Doug 06-28-2003 04:56 PM

Re: quickest way to a programming job
 
It's extremely difficult to find a development position with a college
degree right now. Very few employers are even going to interview someone off
the street who claims to have development skills without some sort of
confirmation. A degree in CS/EE/CE (that's computer engineering, not civil
or chemical) is one way of proving you have at least some modicum of
knowledge. Years of experience is another. A working prototype of some code
is a third, provided you can prove you and you alone wrote the code.

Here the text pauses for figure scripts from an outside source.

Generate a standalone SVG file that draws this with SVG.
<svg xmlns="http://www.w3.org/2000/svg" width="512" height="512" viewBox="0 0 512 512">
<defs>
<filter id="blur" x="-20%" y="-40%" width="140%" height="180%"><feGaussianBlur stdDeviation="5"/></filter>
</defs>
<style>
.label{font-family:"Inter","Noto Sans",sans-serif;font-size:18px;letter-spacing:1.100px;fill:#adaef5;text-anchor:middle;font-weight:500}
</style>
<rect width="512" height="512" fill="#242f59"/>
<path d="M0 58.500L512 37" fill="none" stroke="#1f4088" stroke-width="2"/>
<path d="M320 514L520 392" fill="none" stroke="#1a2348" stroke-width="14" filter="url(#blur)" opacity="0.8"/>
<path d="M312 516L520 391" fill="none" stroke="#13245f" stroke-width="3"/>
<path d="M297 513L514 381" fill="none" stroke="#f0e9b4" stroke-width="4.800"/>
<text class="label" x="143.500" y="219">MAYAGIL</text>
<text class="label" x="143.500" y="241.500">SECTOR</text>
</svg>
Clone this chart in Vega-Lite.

If you have neither development experience nor industry experience, I rate
your chances of finding a development position at slim to none. There are
too many experienced developers out there looking for work for someone
without experience snagging the gig.

Take your lumps, go to school. Then in 4 years the economy may be such that
you can find a gig.

As for "wasting the next 4-5 years", you get what you put into it. If you
resent having to spend time educating yourself, you will not do well in
school. Think of it as an investment in your future. You never know, you
might find a different line of work that you never heard of before you went
to school. You might find life-long friends or a contact who ends up helping
you get the perfect job. You might be so lucky as to find the person you end
up spending the rest of your life with.

I would examine why you want to "get a job programming ASAP". Is it because
you love to code? If so, you should already have contacts with other uber
geeks who love to code. Ask them who is hiring. Is it because you think
development is the next big step up from tech support and they get the big
bucks? Is money or status your motivation? Don't forget that in almost every
dev position you have those hours/days/weeks of intense pressure to finish
the code, debug the code, ship the code.

Development is one of the most intense and intellectually satisfying
experiences. If you enjoy mental challenges, you will love to develop.
There's that point at about 1am where you suddenly realize what is causing a
bug, fix a line or 12 of code, then let out a whoop. Unfortunately everyone
else left 4 hours earlier, so you have no one to explain your mental
breakthrough to. When you explain it to your spouse when you get home they
just give you that "That's nice honey, go to sleep" response.

doug

"happyrav" <hi_buzz@hotmail.com> wrote in message
news:58d691a8.0306270021.6e3b9f86@posting.google.c om...
> For those of you who work as programmers, what is your opinion of
> college education vs. self education? Does it come down to convincing
> an employer to hire you by showing him some programs you wrote?
> I want to get a job programming ASAP without wasting the next 4-5
> years of my life going to college.
> I learned enough about computers on my own to have been doing tech
> support for the last 4 years, sometimes making more money than my
> parents, with only a high school diploma. Am I just lucky, or can you
> still make it in the Industry with out a time consuming degree?